### Problem to solve
Reproduce the data exactly and drop any pictures it holds.

⁂

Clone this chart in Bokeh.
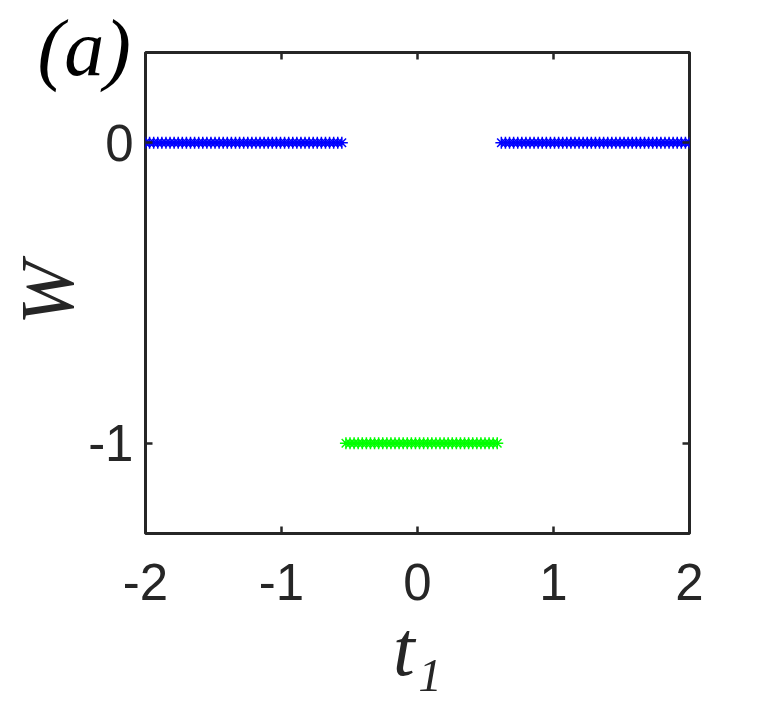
import numpy as np
from bokeh.plotting import figure
from bokeh.models import LinearAxis, FixedTicker, Range1d, Title
from bokeh.embed import file_html
from bokeh.resources import INLINE

# ---- data ----
t1_grid = np.linspace(-2.0, 2.0, 134)        # parameter sweep of t1
phase_edges = [-0.555, 0.595]                 # transitions between phases
w_left, w_mid, w_right = 0, -1, 0             # winding number in each phase
x_ticks = [-2, -1, 0, 1, 2]
x_tick_labels = {-2: "-2", -1: "-1", 0: "0", 1: "1", 2: "2"}
y_ticks = [-1, 0]
y_tick_labels = {-1: "-1", 0: "0"}
x_range = (-2, 2)
y_range = (-1.3, 0.3)

t_left = [t for t in t1_grid if t < phase_edges[0]]
t_mid = [t for t in t1_grid if phase_edges[0] <= t <= phase_edges[1]]
t_right = [t for t in t1_grid if t > phase_edges[1]]

W = 746
H = 705
FL, FR, FT, FB = 145, 689, 52, 533
p = figure(width=W, height=H, output_backend="svg", toolbar_location=None,
           x_range=Range1d(*x_range), y_range=Range1d(*y_range),
           x_axis_location=None, y_axis_location=None,
           min_border_left=FL, min_border_right=W - FR,
           min_border_top=FT, min_border_bottom=H - FB)
p.grid.visible = False
p.background_fill_color = "white"
p.border_fill_color = "white"
p.outline_line_color = "#262626"
p.outline_line_width = 3

ink = "#262626"
serif = "Liberation Serif"

def make_axis(ticks, labels, standoff):
    ax = LinearAxis(ticker=FixedTicker(ticks=ticks))
    ax.axis_line_color = None
    ax.major_tick_in = 7
    ax.major_tick_out = 0
    ax.major_tick_line_color = ink
    ax.major_tick_line_width = 2.5
    ax.minor_tick_line_color = None
    if labels is not None:
        ax.major_label_overrides = labels
        ax.major_label_text_font = "Liberation Sans"
        ax.major_label_text_font_size = "51px"
        ax.major_label_text_color = ink
        ax.major_label_standoff = standoff
    else:
        ax.major_label_text_font_size = "1px"
        ax.major_label_text_color = None
        ax.major_label_standoff = 0
    return ax

xb = make_axis(x_ticks, x_tick_labels, 30)
xb.axis_label = "t\u2081"
xb.axis_label_text_font = serif
xb.axis_label_text_font_style = "italic"
xb.axis_label_text_font_size = "78px"
xb.axis_label_text_color = ink
xb.axis_label_standoff = 2
p.add_layout(xb, "below")
p.add_layout(make_axis(x_ticks, None, 0), "above")

# panel tag (a) as a title hanging into the top-left corner
tag = Title(text="(a)", text_font=serif, text_font_style="italic",
            text_font_size="80px", text_color="black", align="left",
            offset=-108, standoff=-78)
p.add_layout(tag, "above")

yl = make_axis(y_ticks, y_tick_labels, 12)
yl.axis_label = "W"
yl.axis_label_text_font = serif
yl.axis_label_text_font_style = "italic"
yl.axis_label_text_font_size = "76px"
yl.axis_label_text_color = ink
yl.axis_label_standoff = -4
p.add_layout(yl, "left")
p.add_layout(make_axis(y_ticks, None, 0), "right")

p.scatter(t_left, [w_left] * len(t_left), marker="asterisk", size=12,
          line_color="#0000FF", line_width=1.5)
p.scatter(t_right, [w_right] * len(t_right), marker="asterisk", size=12,
          line_color="#0000FF", line_width=1.5)
p.scatter(t_mid, [w_mid] * len(t_mid), marker="asterisk", size=12,
          line_color="#00FF00", line_width=1.5)

open("out.html", "w").write(file_html(p, INLINE))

⁂

### Correct result
Clone this chart in Bokeh.
import numpy as np
from bokeh.plotting import figure
from bokeh.models import LinearAxis, FixedTicker, Range1d, Title
from bokeh.embed import file_html
from bokeh.resources import INLINE

# ---- data ----
t1_grid = np.linspace(-2.0, 2.0, 134)        # parameter sweep of t1
phase_edges = [-0.555, 0.595]                 # transitions between phases
w_left, w_mid, w_right = 0, -1, 0             # winding number in each phase
x_ticks = [-2, -1, 0, 1, 2]
x_tick_labels = {-2: "-2", -1: "-1", 0: "0", 1: "1", 2: "2"}
y_ticks = [-1, 0]
y_tick_labels = {-1: "-1", 0: "0"}
x_range = (-2, 2)
y_range = (-1.3, 0.3)

t_left = [t for t in t1_grid if t < phase_edges[0]]
t_mid = [t for t in t1_grid if phase_edges[0] <= t <= phase_edges[1]]
t_right = [t for t in t1_grid if t > phase_edges[1]]

W = 746
H = 705
FL, FR, FT, FB = 145, 689, 52, 533
p = figure(width=W, height=H, output_backend="svg", toolbar_location=None,
           x_range=Range1d(*x_range), y_range=Range1d(*y_range),
           x_axis_location=None, y_axis_location=None,
           min_border_left=FL, min_border_right=W - FR,
           min_border_top=FT, min_border_bottom=H - FB)
p.grid.visible = False
p.background_fill_color = "white"
p.border_fill_color = "white"
p.outline_line_color = "#262626"
p.outline_line_width = 3

ink = "#262626"
serif = "Liberation Serif"

def make_axis(ticks, labels, standoff):
    ax = LinearAxis(ticker=FixedTicker(ticks=ticks))
    ax.axis_line_color = None
    ax.major_tick_in = 7
    ax.major_tick_out = 0
    ax.major_tick_line_color = ink
    ax.major_tick_line_width = 2.5
    ax.minor_tick_line_color = None
    if labels is not None:
        ax.major_label_overrides = labels
        ax.major_label_text_font = "Liberation Sans"
        ax.major_label_text_font_size = "51px"
        ax.major_label_text_color = ink
        ax.major_label_standoff = standoff
    else:
        ax.major_label_text_font_size = "1px"
        ax.major_label_text_color = None
        ax.major_label_standoff = 0
    return ax

xb = make_axis(x_ticks, x_tick_labels, 30)
xb.axis_label = "t\u2081"
xb.axis_label_text_font = serif
xb.axis_label_text_font_style = "italic"
xb.axis_label_text_font_size = "78px"
xb.axis_label_text_color = ink
xb.axis_label_standoff = 2
p.add_layout(xb, "below")
p.add_layout(make_axis(x_ticks, None, 0), "above")

# panel tag (a) as a title hanging into the top-left corner
tag = Title(text="(a)", text_font=serif, text_font_style="italic",
            text_font_size="80px", text_color="black", align="left",
            offset=-108, standoff=-78)
p.add_layout(tag, "above")

yl = make_axis(y_ticks, y_tick_labels, 12)
yl.axis_label = "W"
yl.axis_label_text_font = serif
yl.axis_label_text_font_style = "italic"
yl.axis_label_text_font_size = "76px"
yl.axis_label_text_color = ink
yl.axis_label_standoff = -4
p.add_layout(yl, "left")
p.add_layout(make_axis(y_ticks, None, 0), "right")

p.scatter(t_left, [w_left] * len(t_left), marker="asterisk", size=12,
          line_color="#0000FF", line_width=1.5)
p.scatter(t_right, [w_right] * len(t_right), marker="asterisk", size=12,
          line_color="#0000FF", line_width=1.5)
p.scatter(t_mid, [w_mid] * len(t_mid), marker="asterisk", size=12,
          line_color="#00FF00", line_width=1.5)

open("out.html", "w").write(file_html(p, INLINE))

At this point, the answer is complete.